WHAT IS REQUIRED: Extract only the lines running from the top of the entries to the line that holds "const yDecades = [0, -1, -2, -3, -4];". Include that line and omit the pictures.
>> Start MATERIAL TO PROCESS
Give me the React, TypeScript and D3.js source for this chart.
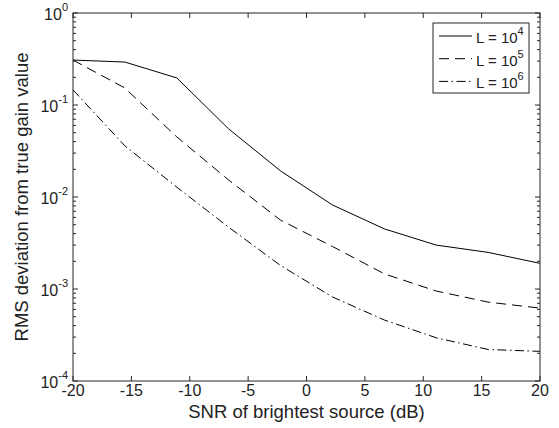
import * as d3 from "d3";
import React from "react";

const snr = [-20, -15.56, -11.11, -6.67, -2.22, 2.22, 6.67, 11.11, 15.56, 20];
const l4 = [0.308, 0.293, 0.197, 0.055, 0.0192, 0.0082, 0.0045, 0.003, 0.0025, 0.0019];
const l5 = [0.308, 0.153, 0.045, 0.0153, 0.0056, 0.0029, 0.00146, 0.00095, 0.00072, 0.00062];
const l6 = [0.146, 0.036, 0.0128, 0.0047, 0.0018, 0.00082, 0.00046, 0.000295, 0.00022, 0.00021];
const seriesLabels = ["4", "5", "6"];
const xTicks = [-20, -15, -10, -5, 0, 5, 10, 15, 20];
const yDecades = [0, -1, -2, -3, -4];

const W = 559;
const H = 428;
const M = { left: 73, right: 540, top: 13, bottom: 381 };
const FONT = "'Liberation Sans', Arial, Helvetica, sans-serif";

export default function App() {
  const x = d3.scaleLinear().domain([-20, 20]).range([M.left, M.right]);
  const y = d3.scaleLog().domain([1e-4, 1]).range([M.bottom, M.top]);

  const line = d3
    .line<number>()
    .x((_, i) => x(snr[i]))
    .y((d) => y(d));

  const series = [
    { data: l4, dash: "none" },
    { data: l5, dash: "10,6" },
    { data: l6, dash: "9,3.5,1.5,3.5" },
  ];

  // minor log ticks 2..9 per decade
  const minor: number[] = [];
  for (let e = -4; e < 0; e++) {
    for (let k = 2; k <= 9; k++) minor.push(k * Math.pow(10, e));
  }

  const stroke = "#262626";
  const txt = "#222";
  const majLen = 5;
  const minLen = 3;

  return (
    <svg
      width={W}
      height={H}
      style={{ position: "absolute", left: 0, top: 0, background: "#fff" }}
      fontFamily={FONT}
    >
      <rect x={0} y={0} width={W} height={H} fill="#fff" />
      {/* data lines */}
      {series.map((s, i) => (
        <path
          key={i}
          d={line(s.data) || ""}
          fill="none"
          stroke="#000"
          strokeWidth={1}
          strokeDasharray={s.dash}
        />
      ))}

      {/* box */}
      <rect
        x={M.left}
        y={M.top}
        width={M.right - M.left}
        height={M.bottom - M.top}
        fill="none"
        stroke={stroke}
        strokeWidth={1}
      />

      {/* x ticks */}
      {xTicks.map((t) => (
        <g key={"x" + t}>
          <line x1={x(t)} x2={x(t)} y1={M.bottom} y2={M.bottom - majLen} stroke={stroke} />
          <line x1={x(t)} x2={x(t)} y1={M.top} y2={M.top + majLen} stroke={stroke} />
          <text x={x(t)} y={M.bottom + 15} textAnchor="middle" fontSize={16} fill={txt}>
            {t}
          </text>
        </g>
      ))}

      {/* y major ticks */}
      {yDecades.map((e) => {
        const yy = y(Math.pow(10, e));
        return (
          <g key={"y" + e}>
            <line x1={M.left} x2={M.left + majLen} y1={yy} y2={yy} stroke={stroke} />
            <line x1={M.right} x2={M.right - majLen} y1={yy} y2={yy} stroke={stroke} />
            <text x={M.left - 5} y={yy + 7} textAnchor="end" fontSize={16} fill={txt}>
              10
              <tspan dy={-9} fontSize={11}>
                {e}
              </tspan>
            </text>
          </g>
        );
      })}

      {/* y minor ticks */}
      {minor.map((v) => (
        <g key={"m" + v}>
          <line x1={M.left} x2={M.left + minLen} y1={y(v)} y2={y(v)} stroke={stroke} />
          <line x1={M.right} x2={M.right - minLen} y1={y(v)} y2={y(v)} stroke={stroke} />
        </g>
      ))}

      {/* axis labels */}
      <text
        x={(M.left + M.right) / 2}
        y={M.bottom + 37}
        textAnchor="middle"
        fontSize={18.5}
        fill={txt}
      >
        SNR of brightest source (dB)
      </text>
      <text
        transform={`translate(28,${(M.top + M.bottom) / 2}) rotate(-90)`}
        textAnchor="middle"
        fontSize={18.5}
        fill={txt}
      >
        RMS deviation from true gain value
      </text>

      {/* legend */}
      <rect x={433} y={23} width={96} height={70} fill="#fff" stroke={stroke} />
      {series.map((s, i) => {
        const ly = 36 + i * 22.7;
        return (
          <g key={"lg" + i}>
            <line x1={439} x2={472} y1={ly} y2={ly} stroke="#000" strokeDasharray={s.dash} />
            <text x={476} y={ly + 7} fontSize={15} fill={txt}>
              L = 10
              <tspan dy={-8} fontSize={11}>
                {seriesLabels[i]}
              </tspan>
            </text>
          </g>
        );
      })}
    </svg>
  );
}
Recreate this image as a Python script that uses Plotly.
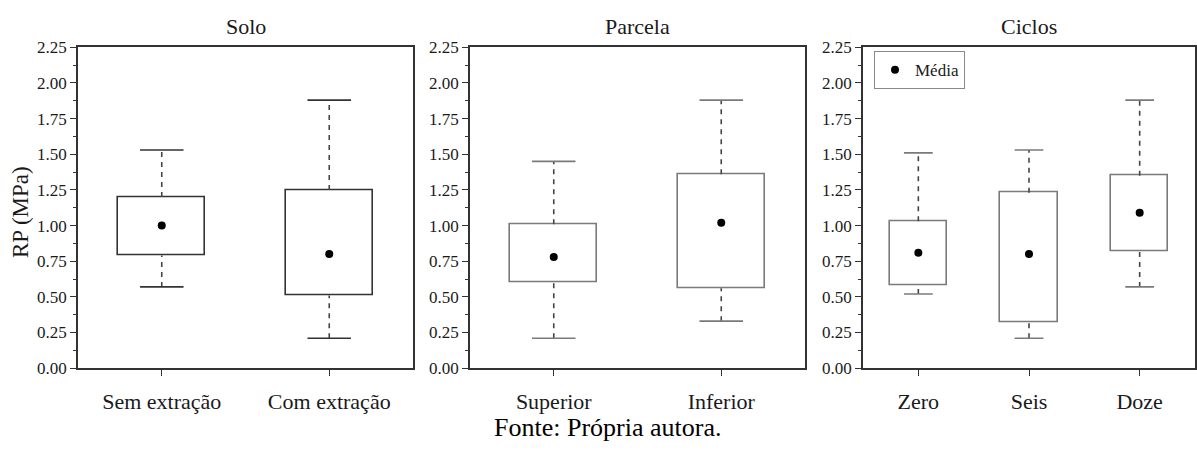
import plotly.graph_objects as go

# ---- data ----
solo_cats = ["Sem extração", "Com extração"]
solo_low = [0.57, 0.21]
solo_q1 = [0.79, 0.51]
solo_q3 = [1.20, 1.25]
solo_high = [1.53, 1.88]
solo_mean = [1.00, 0.80]

parc_cats = ["Superior", "Inferior"]
parc_low = [0.21, 0.33]
parc_q1 = [0.60, 0.56]
parc_q3 = [1.01, 1.36]
parc_high = [1.45, 1.88]
parc_mean = [0.78, 1.02]

cic_cats = ["Zero", "Seis", "Doze"]
cic_low = [0.52, 0.21, 0.57]
cic_q1 = [0.58, 0.32, 0.82]
cic_q3 = [1.03, 1.23, 1.35]
cic_high = [1.51, 1.53, 1.88]
cic_mean = [0.81, 0.80, 1.09]

titles = ["Solo", "Parcela", "Ciclos"]
y_ticks = [0.00, 0.25, 0.50, 0.75, 1.00, 1.25, 1.50, 1.75, 2.00, 2.25]

FONT = "Times New Roman, Liberation Serif, serif"
W, H = 1197, 451

panels = [
    dict(cats=solo_cats, low=solo_low, q1=solo_q1, q3=solo_q3, high=solo_high, mean=solo_mean,
         box_color="#333333", px=(78, 413)),
    dict(cats=parc_cats, low=parc_low, q1=parc_q1, q3=parc_q3, high=parc_high, mean=parc_mean,
         box_color="#7a7a7a", px=(470, 805)),
    dict(cats=cic_cats, low=cic_low, q1=cic_q1, q3=cic_q3, high=cic_high, mean=cic_mean,
         box_color="#7a7a7a", px=(863, 1195)),
]

y_top_px, y_bot_px = 40, 375
ydom = [(H - y_bot_px) / H, (H - y_top_px) / H]

fig = go.Figure()
BOX_W = 0.52
CAP_HW = 0.13

for k, p in enumerate(panels):
    ax = "" if k == 0 else str(k + 1)
    xref, yref = "x" + ax, "y" + ax
    idx = list(range(len(p["cats"])))
    # boxes
    fig.add_trace(go.Bar(
        x=idx, y=[b - a for a, b in zip(p["q1"], p["q3"])], base=p["q1"], width=BOX_W,
        marker=dict(color="white", line=dict(color=p["box_color"], width=1.6)),
        showlegend=False, hoverinfo="skip", xaxis=xref, yaxis=yref))
    # whiskers (dashed)
    wx, wy = [], []
    for i in idx:
        wx += [i, i, None, i, i, None]
        wy += [p["q3"][i], p["high"][i], None, p["low"][i], p["q1"][i], None]
    fig.add_trace(go.Scatter(x=wx, y=wy, mode="lines",
                             line=dict(color="#444444", width=1.6, dash="5px,5px"),
                             showlegend=False, hoverinfo="skip", xaxis=xref, yaxis=yref))
    # caps
    cx, cy = [], []
    for i in idx:
        cx += [i - CAP_HW, i + CAP_HW, None, i - CAP_HW, i + CAP_HW, None]
        cy += [p["high"][i], p["high"][i], None, p["low"][i], p["low"][i], None]
    fig.add_trace(go.Scatter(x=cx, y=cy, mode="lines",
                             line=dict(color=p["box_color"], width=1.6),
                             showlegend=False, hoverinfo="skip", xaxis=xref, yaxis=yref))
    # means
    fig.add_trace(go.Scatter(x=idx, y=p["mean"], mode="markers", name="Média",
                             marker=dict(color="black", size=8),
                             showlegend=(k == 2), xaxis=xref, yaxis=yref))

    xdom = [p["px"][0] / W, p["px"][1] / W]
    fig.layout["xaxis" + ax] = dict(
        domain=xdom, range=[-0.5, len(idx) - 0.5], tickvals=idx, ticktext=p["cats"],
        showline=True, linecolor="#333333", linewidth=1.6, mirror=True,
        ticks="outside", ticklen=6, tickwidth=1.4, tickcolor="#333333",
        showgrid=False, zeroline=False, anchor="y" + ax,
        tickfont=dict(family=FONT, size=22, color="#1a1a1a"), ticklabelstandoff=7)
    fig.layout["yaxis" + ax] = dict(
        domain=ydom, range=[0, 2.25], tickvals=y_ticks,
        ticktext=[f"{v:.2f}" for v in y_ticks],
        showline=True, linecolor="#333333", linewidth=1.6, mirror=True,
        ticks="outside", ticklen=6, tickwidth=1.4, tickcolor="#333333",
        minor=dict(ticks="outside", ticklen=3, tickwidth=1.2, tickcolor="#333333",
                   dtick=0.125, tick0=0, showgrid=False),
        showgrid=False, zeroline=False, anchor="x" + ax,
        tickfont=dict(family=FONT, size=17, color="#1a1a1a"))

    fig.add_annotation(text=titles[k], x=sum(xdom) / 2, y=(H - 18) / H, xref="paper", yref="paper",
                       showarrow=False, xanchor="center", yanchor="middle",
                       font=dict(family=FONT, size=22, color="#1a1a1a"))

fig.add_annotation(text="RP (MPa)", x=20 / W, y=(H - 212) / H, xref="paper", yref="paper",
                   showarrow=False, textangle=-90, xanchor="center", yanchor="middle",
                   font=dict(family=FONT, size=23, color="#1a1a1a"))
fig.add_annotation(text="Fonte: Própria autora.", x=607 / W, y=(H - 437) / H, xref="paper", yref="paper",
                   showarrow=False, xanchor="center", yanchor="middle",
                   font=dict(family=FONT, size=26, color="#000000"))

fig.update_layout(
    width=W, height=H, margin=dict(l=0, r=0, t=0, b=0),
    paper_bgcolor="white", plot_bgcolor="white",
    showlegend=True,
    legend=dict(x=874 / W, y=(H - 64) / H, xanchor="left", yanchor="middle",
                bordercolor="#888888", borderwidth=1, bgcolor="white",
                font=dict(family=FONT, size=17, color="#1a1a1a"),
                itemwidth=30, tracegroupgap=0),
    bargap=0,
)

fig.write_html("out.html")
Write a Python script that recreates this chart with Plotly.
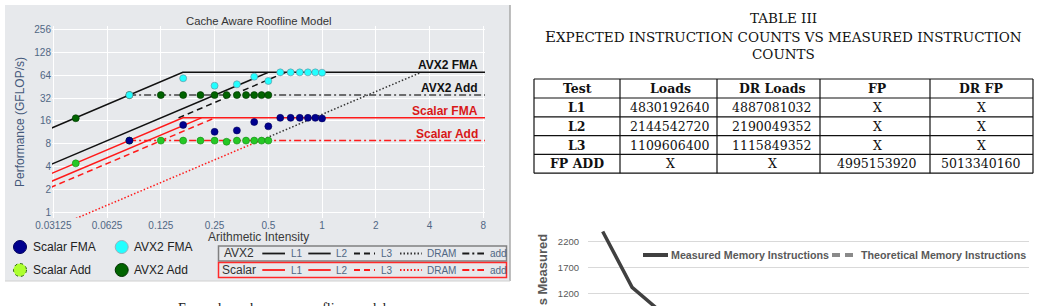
>> End MATERIAL TO PROCESS
CORRECT ANSWER:
Give me the React, TypeScript and D3.js source for this chart.
import * as d3 from "d3";
import React from "react";

const snr = [-20, -15.56, -11.11, -6.67, -2.22, 2.22, 6.67, 11.11, 15.56, 20];
const l4 = [0.308, 0.293, 0.197, 0.055, 0.0192, 0.0082, 0.0045, 0.003, 0.0025, 0.0019];
const l5 = [0.308, 0.153, 0.045, 0.0153, 0.0056, 0.0029, 0.00146, 0.00095, 0.00072, 0.00062];
const l6 = [0.146, 0.036, 0.0128, 0.0047, 0.0018, 0.00082, 0.00046, 0.000295, 0.00022, 0.00021];
const seriesLabels = ["4", "5", "6"];
const xTicks = [-20, -15, -10, -5, 0, 5, 10, 15, 20];
const yDecades = [0, -1, -2, -3, -4];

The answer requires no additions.